On the ground floor, he will present his new site-specific installation "WHAT NEED IS THERE TO WEEP OVER PARTS OF LIFE? THE WHOLE OF IT CALLS FOR TEARS", based on a quotation from Seneca’s De Consolatione ad Marciam. The work, a red neon script with letters arranged like the downpour of tears to which the text alludes, is the only source of light in a completely red space. The work makes a poetic reference to the public project that Jaar is creating for the city of Milan under the curatorship of Roberto Pinto: a large concrete cube, through the red window of which the visitor will be able to observe the city, filtered, as it were, by the colour red. A melancholic, nostalgic gesture but also a tribute, as the artist sees it, to the disappearing Italian Left.

On the first floor will be "Lament of the Images", which gives the exhibition its title. This work consists of two large light tables, which are normally used in photo labs for examining negatives. The upper table, which is mounted upside-down and suspended from the ceiling, slowly moves down until a thin line of light remains in the gap between the two surfaces, and then begins to move up and away, in an infinite loop. It deliberately omits any image. As Jaar says: “In these so-called “post-truth” times and “alternative facts”, it is urgent to return to the real. The powerful light emanating from the tables will illuminate us, and only us, without representations.”

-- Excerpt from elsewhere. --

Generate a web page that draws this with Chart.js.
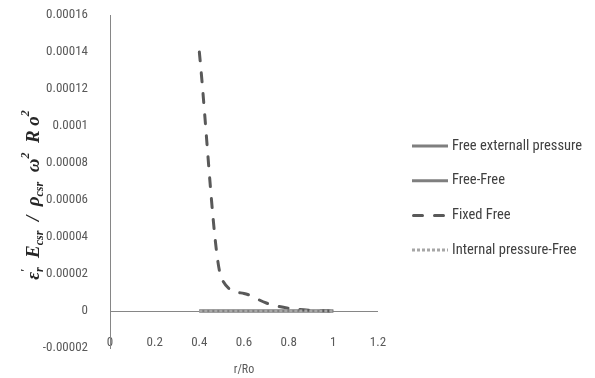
<!DOCTYPE html>
<html>
<head>
<meta charset="utf-8">
<script src="https://cdn.jsdelivr.net/npm/chart.js@4/dist/chart.umd.min.js"></script>
<style>
  html, body { margin:0; padding:0; background:#fff; }
  #wrap { position:relative; width:595px; height:378px; }
</style>
</head>
<body>
<div id="wrap"><canvas id="c"></canvas></div>
<script>
// r/Ro sample positions and the four series
const rValues      = [0.4, 0.5, 0.6, 0.7, 0.8, 0.9, 1.0];
const freeExternal = [0, 0, 0, 0, 0, 0, 0];
const freeFree     = [0, 0, 0, 0, 0, 0, 0];
const fixedFree    = [0.00014, 0.0000175, 0.0000095, 0.0000043, 0.0000015, 0.0000004, 0];
const internalFree = [0, 0, 0, 0, 0, 0, 0];

const seriesNames = ['Free externall pressure', 'Free-Free', 'Fixed Free', 'Internal pressure-Free'];

const xTicks      = [0, 0.2, 0.4, 0.6, 0.8, 1, 1.2];
const xTickLabels = ['0', '0.2', '0.4', '0.6', '0.8', '1', '1.2'];
const yTicks      = [-0.00002, 0, 0.00002, 0.00004, 0.00006, 0.00008, 0.0001, 0.00012, 0.00014, 0.00016];
const yTickLabels = ['-0.00002', '0', '0.00002', '0.00004', '0.00006', '0.00008', '0.0001', '0.00012', '0.00014', '0.00016'];

const narrow = "'Liberation Sans Narrow', 'Roboto Condensed', 'Liberation Sans', sans-serif";
const axisCol = '#868686';
const textCol = '#595959';

const pts = arr => rValues.map((x, i) => ({ x, y: arr[i] }));

// Legend drawn at the right, like the Excel original
const sideLegend = {
  id: 'sideLegend',
  afterDraw(chart) {
    const ctx = chart.ctx;
    const x0 = chart.chartArea.right + 34;
    const y0 = 146, step = 34.7;
    ctx.save();
    chart.data.datasets.forEach((ds, i) => {
      const y = y0 + i * step;
      ctx.beginPath();
      ctx.strokeStyle = ds.borderColor;
      ctx.lineWidth = ds.borderWidth;
      ctx.lineCap = ds.borderCapStyle || 'butt';
      ctx.setLineDash(ds.borderDash || []);
      ctx.moveTo(x0 + (ds.borderCapStyle === 'round' ? 1.5 : 0), y);
      ctx.lineTo(x0 + 36, y);
      ctx.stroke();
      ctx.setLineDash([]);
      ctx.fillStyle = '#404040';
      ctx.font = "14.5px " + narrow;
      ctx.textBaseline = 'middle';
      ctx.fillText(ds.label, x0 + 40, y);
    });
    ctx.restore();
  }
};

// Rotated y-axis title with sub/superscripts: [text, level, advances]
const yTitle = {
  id: 'yTitle',
  afterDraw(chart) {
    const ctx = chart.ctx;
    const parts = [
      ['ε', 0, 1], ['′', -1, 0], ['r', 1, 1], ['  E', 0, 1], ['csr', 1, 1], ['  /  ', 0, 1], ['ρ', 0, 1], ['csr', 1, 1],
      ['  ω', 0, 1], ['2', -1, 1], ['  R', 0, 1], [' o', 0, 1], ['2', -1, 1]
    ];
    const big = "italic bold 19px 'Liberation Serif', serif";
    const small = "italic bold 12px 'Liberation Serif', serif";
    ctx.save();
    let total = 0;
    parts.forEach(p => { ctx.font = p[1] ? small : big; if (p[2]) total += ctx.measureText(p[0]).width; });
    ctx.translate(39, 195);
    ctx.rotate(-Math.PI / 2);
    ctx.fillStyle = '#262626';
    ctx.textBaseline = 'alphabetic';
    let x = -total / 2;
    parts.forEach(p => {
      ctx.font = p[1] ? small : big;
      const dy = p[1] === 1 ? 4 : (p[1] === -1 ? -10 : 0);
      ctx.fillText(p[0], x, dy);
      if (p[2]) x += ctx.measureText(p[0]).width;
    });
    ctx.restore();
  }
};

new Chart(document.getElementById('c'), {
  type: 'line',
  data: {
    datasets: [
      { label: seriesNames[0], data: pts(freeExternal), borderColor: '#7f7f7f', borderWidth: 3, pointRadius: 0, order: 3 },
      { label: seriesNames[1], data: pts(freeFree), borderColor: '#7f7f7f', borderWidth: 3, pointRadius: 0, order: 2 },
      { label: seriesNames[2], data: pts(fixedFree), borderColor: '#595959', borderWidth: 3, borderDash: [9, 12],
        borderCapStyle: 'round', cubicInterpolationMode: 'monotone', pointRadius: 0, order: 1 },
      { label: seriesNames[3], data: pts(internalFree), borderColor: '#a6a6a6', borderWidth: 3, borderDash: [3, 2],
        pointRadius: 0, order: 0 }
    ]
  },
  options: {
    responsive: true,
    maintainAspectRatio: false,
    animation: false,
    layout: { padding: { top: 15, right: 217, left: 0, bottom: 0 } },
    plugins: { legend: { display: false }, tooltip: { enabled: false } },
    scales: {
      x: {
        type: 'linear', min: 0, max: 1.2,
        afterBuildTicks: s => { s.ticks = xTicks.map(v => ({ value: v })); },
        afterFit: s => { s.height = 30; },
        grid: { display: false, drawTicks: false },
        border: { display: false },
        ticks: { mirror: true, padding: -3, color: textCol, font: { family: narrow, size: 13 },
                 callback: (v, i) => xTickLabels[i] },
        title: { display: true, text: 'r/Ro', color: textCol, font: { family: narrow, size: 12 },
                 padding: { top: 0, bottom: 1 } }
      },
      y: {
        min: -0.00002, max: 0.00016,
        afterBuildTicks: s => { s.ticks = yTicks.map(v => ({ value: v })); },
        afterFit: s => { s.width = 110; s.paddingTop = 0; s.paddingBottom = 0; },
        grid: { drawTicks: false,
                color: c => (c.tick && Math.abs(c.tick.value) < 1e-12) ? axisCol : 'rgba(0,0,0,0)' },
        border: { display: true, color: axisCol, width: 1 },
        ticks: { padding: 22, color: textCol, font: { family: narrow, size: 13 },
                 callback: (v, i) => yTickLabels[i] }
      }
    }
  },
  plugins: [sideLegend, yTitle]
});
</script>
</body>
</html>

The exhibition ends on the second floor with "Shadows". This work is part of a trilogy – which started with The Sound of Silence, exhibited in 2008 at Hangar Bicocca in Milan – in which Jaar investigates the power and politics of iconic images. We enter a dark corridor, where we find six small lightboxes, displaying a sequence of photographs taken by Dutch photojournalist Koen Wessing in Nicaragua in 1978. These images document the events following the killing of a peasant by the National Guard under the Somoza regime, during the civil war. We then move into a larger room, which is also completely dark, where we find a photograph of two women, the peasant’s daughters, at the moment they learn of the killing of their father. The daughters, devastated by grief, raise their arms to the sky. The image slowly becomes a blinding light. Jaar has said that this image is “the strongest expression of grief” he has ever seen.